Hundreds of thousands of the country's young, as well as furious Vietnam veterans who felt betrayed by their leaders, did battle with Daley the Elder and his city's finest. Eight of the country's leading activists, objecting to the pursuance of our misadventure in Vietnam, were tried for encouraging violent behavior on the part of the many.
Of those eight, three were iconic in stature. The late Abbie Hoffman had become renowned for his wit, especially at the expense of the doddering jurist, Judge Julius Hoffman. Tom Hayden was involved in the Students for a Democratic Society (SDS) and author of the Port Huron Statement. The third was the eldest, Dave Dellinger, a lifelong pacifist and activist. During World War II, he had done time as a conscientious objector in a federal prison.
I was guest at a reunion between Dellinger and a group of seminarians
he'd studied with at Union Theological Seminary. They recalled old times at the C.O. jail as they watched a number of ball games, all the while maintaining their objection to the killings in any war. The common sentiment: Whoever won in an armed struggle, it wouldn't be the people.
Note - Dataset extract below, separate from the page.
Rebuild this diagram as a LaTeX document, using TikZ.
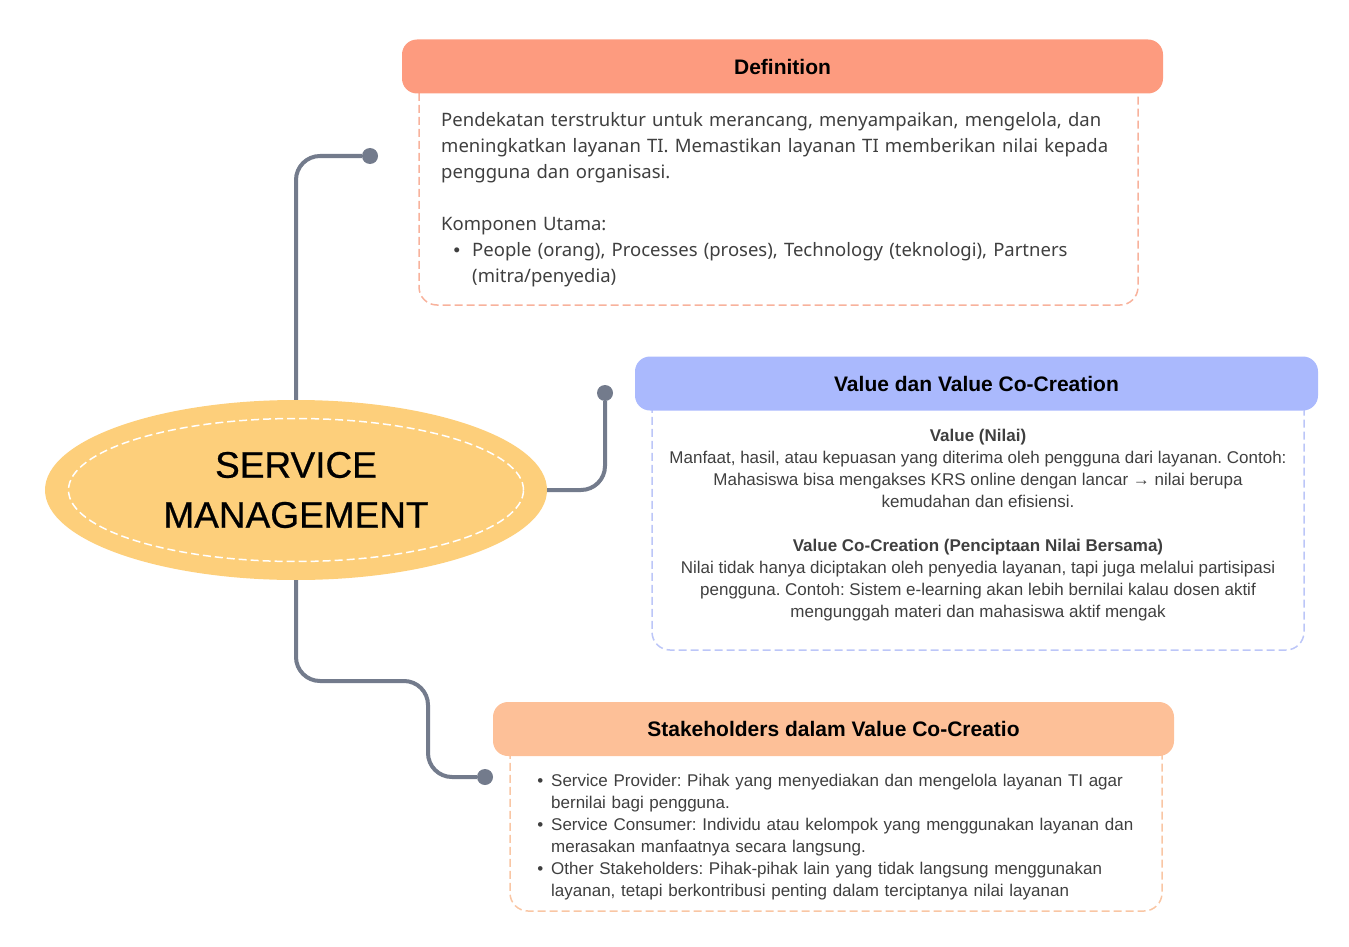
\documentclass[tikz,border=0pt]{standalone}
\usepackage{fontspec}
\setmainfont{Liberation Sans}
\newfontfamily\notofont{Noto Sans}
\newfontfamily\hubfont[FakeBold=0.6]{Liberation Sans}
\usepackage{enumitem}
\usetikzlibrary{shapes.geometric}
\definecolor{defhead}{HTML}{FD9B7F}
\definecolor{defline}{HTML}{F8B29C}
\definecolor{valhead}{HTML}{AAB9FD}
\definecolor{valline}{HTML}{BCC6F8}
\definecolor{stkhead}{HTML}{FDC098}
\definecolor{stkline}{HTML}{F9C6A4}
\definecolor{hubfill}{HTML}{FDCF7B}
\definecolor{linkgray}{HTML}{737B8C}
\definecolor{bodytext}{HTML}{3F3F3F}
\frenchspacing
\begin{document}
\begin{tikzpicture}[x=1pt,y=-1pt,
    hub/.style={ellipse,fill=hubfill,minimum width=502pt,minimum height=180pt,
      inner sep=0pt,align=center,font=\hubfont\fontsize{37}{50}\selectfont},
    head/.style={rounded corners=15pt,minimum height=54pt,inner sep=0pt,
      font=\fontsize{21}{25}\selectfont\bfseries},
    panel/.style={line width=1.5pt,dash pattern=on 8pt off 4pt,rounded corners=18pt,
      inner sep=0pt},
    link/.style={linkgray,line width=4pt,rounded corners=24pt},
    knob/.style={circle,fill=linkgray,minimum size=16pt,inner sep=0pt}]
  \useasboundingbox (0,0) rectangle (1349,947);
  % centre
  \node[hub] (hub) at (296,490) {SERVICE\\MANAGEMENT};
  \node[ellipse,draw=white,line width=1.5pt,dash pattern=on 8pt off 4pt,
    minimum width=455pt,minimum height=143pt] (hubring) at (hub.center) {};
  % links
  \node[knob] (k1) at (370,156) {};
  \node[knob] (k2) at (605,393) {};
  \node[knob] (k3) at (485,777) {};
  \coordinate (bend) at (428,681);
  \draw[link] (hub.north) |- (k1);
  \draw[link] (hub.east) -| (k2);
  \draw[link] (hub.south) |- (bend) |- (k3);
  % Definition
  \node[panel,draw=defline,minimum width=719pt,minimum height=239pt] (defbox) at (778.5,185.5) {};
  \node[head,fill=defhead,minimum width=761pt] (defhead) at (782.5,66.5) {Definition};
  \node[anchor=north west,inner sep=0pt,text width=720pt,align=left,text=bodytext,
    font=\notofont\fontsize{18.5}{26}\selectfont] (deftext) at (441,112)
    {Pendekatan terstruktur untuk merancang, menyampaikan, mengelola, dan\\
     meningkatkan layanan TI. Memastikan layanan TI memberikan nilai kepada\\
     pengguna dan organisasi.\\[26pt]
     Komponen Utama:
     \begin{itemize}[nosep,leftmargin=31pt,labelsep=12pt]
       \item People (orang), Processes (proses), Technology (teknologi), Partners\\
         (mitra/penyedia)
     \end{itemize}};
  % Value dan Value Co-Creation
  \node[panel,draw=valline,minimum width=652pt,minimum height=267pt] (valbox) at (978,516.5) {};
  \node[head,fill=valhead,minimum width=683pt] (valhead) at (976.5,383.5) {Value dan Value Co-Creation};
  \node[anchor=north,inner sep=0pt,align=center,text=bodytext,
    font=\fontsize{17}{22}\selectfont] (valtext) at (978,429)
    {\textbf{Value (Nilai)}\\
     Manfaat, hasil, atau kepuasan yang diterima oleh pengguna dari layanan. Contoh:\\
     Mahasiswa bisa mengakses KRS online dengan lancar → nilai berupa\\
     kemudahan dan efisiensi.\\[22pt]
     \textbf{Value Co-Creation (Penciptaan Nilai Bersama)}\\
     Nilai tidak hanya diciptakan oleh penyedia layanan, tapi juga melalui partisipasi\\
     pengguna. Contoh: Sistem e-learning akan lebih bernilai kalau dosen aktif\\
     mengunggah materi dan mahasiswa aktif mengak};
  % Stakeholders
  \node[panel,draw=stkline,minimum width=652pt,minimum height=182pt] (stkbox) at (836,820) {};
  \node[head,fill=stkhead,minimum width=681pt] (stkhead) at (833.5,729) {Stakeholders dalam Value Co-Creatio};
  \node[anchor=north west,inner sep=0pt,text width=640pt,align=left,text=bodytext,
    font=\fontsize{17}{22}\selectfont] (stktext) at (538,764)
    {\begin{itemize}[nosep,leftmargin=13pt,labelsep=8pt]
       \item Service Provider: Pihak yang menyediakan dan mengelola layanan TI agar\\
         bernilai bagi pengguna.
       \item Service Consumer: Individu atau kelompok yang menggunakan layanan dan\\
         merasakan manfaatnya secara langsung.
       \item Other Stakeholders: Pihak-pihak lain yang tidak langsung menggunakan\\
         layanan, tetapi berkontribusi penting dalam terciptanya nilai layanan
     \end{itemize}};
\end{tikzpicture}
\end{document}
Dellinger was voted Wakefield, Massachusetts' top athlete of the half-century, as well as being awarded an Oxford scholarship. However, in 1936, when he heard of the war in Spain against the Fascist Franco, he volunteered. By the time he returned, he was a committed conscientious objector, no matter what the war.
From then on he knew his assignment in life. He had by the time of the trial become a figure of front-page repute. He was certainly the most stalwart of the eight. The trial was something of a farce and the journalists in town, especially the redoubtable Mike Royko, had a high old time of it. The result was that all of the convictions were reversed on appeal. Dave went back to work again, objecting to all wars, wherever they might be.
Almost all of the above is known to the great many. But what about his old man, what about his father? Raymond Dellinger had been, all of his working life, a lawyer, a quite conservative and successful one. He was early on a close friend of Calvin Coolidge, who for a time was governor of Massachusetts, and later our president.
Ray Dellinger was more than simply conservative; he was actively so. Yet folks in his community and beyond knew all about his son, who was vigorously against much of that in which his father believed. The father was far more than embarrassed; he felt humiliated. You may understand that son and dad did not get along at all. The son was a cut to the father's heart.
The years went by. On special occasions, there would be family gatherings. Say it's Mrs. Dellinger's birthday. Dave's mother buys a special gown for the occasion. The father is in black tie, of course. Even Dave, who years earlier followed St. Francis of Assisi's example and traveled around in rags, would wear a tie for the occasion.
There is Dave's memory of his father, a formal gent, subject to all
ritual. Yet there was something else Dave recognized in the man. Something wholly unexpected, yet often occurring.
During the sumptuous dinner, at one unbelievably horrendous moment, the young waitress, perhaps it was her first day, perhaps it was sheer nervousness—the dress, the patrons (they were all big shots) may have been too much—spilled a bowl of lobster bisque on Dave's mother's gown. Silence and embarrassment, a tightening of lips, a raising of brows. Not a second hand moved, not the semblance of a pause . . . Dave's father murmured in head-lowered fashion: “It was my fault. Did you notice what I did? I was holding forth and gesturing with my hands when they struck the tray and over it tipped.”
He apologized to the trembling girl, who must have felt unbelievably relieved. She was the only one who knew, aside from Dave, that his father was lying. He wasn't within ten feet of that tray. Never once did Dave ever observe his father embarrassing, let alone bullying, a person serving their table.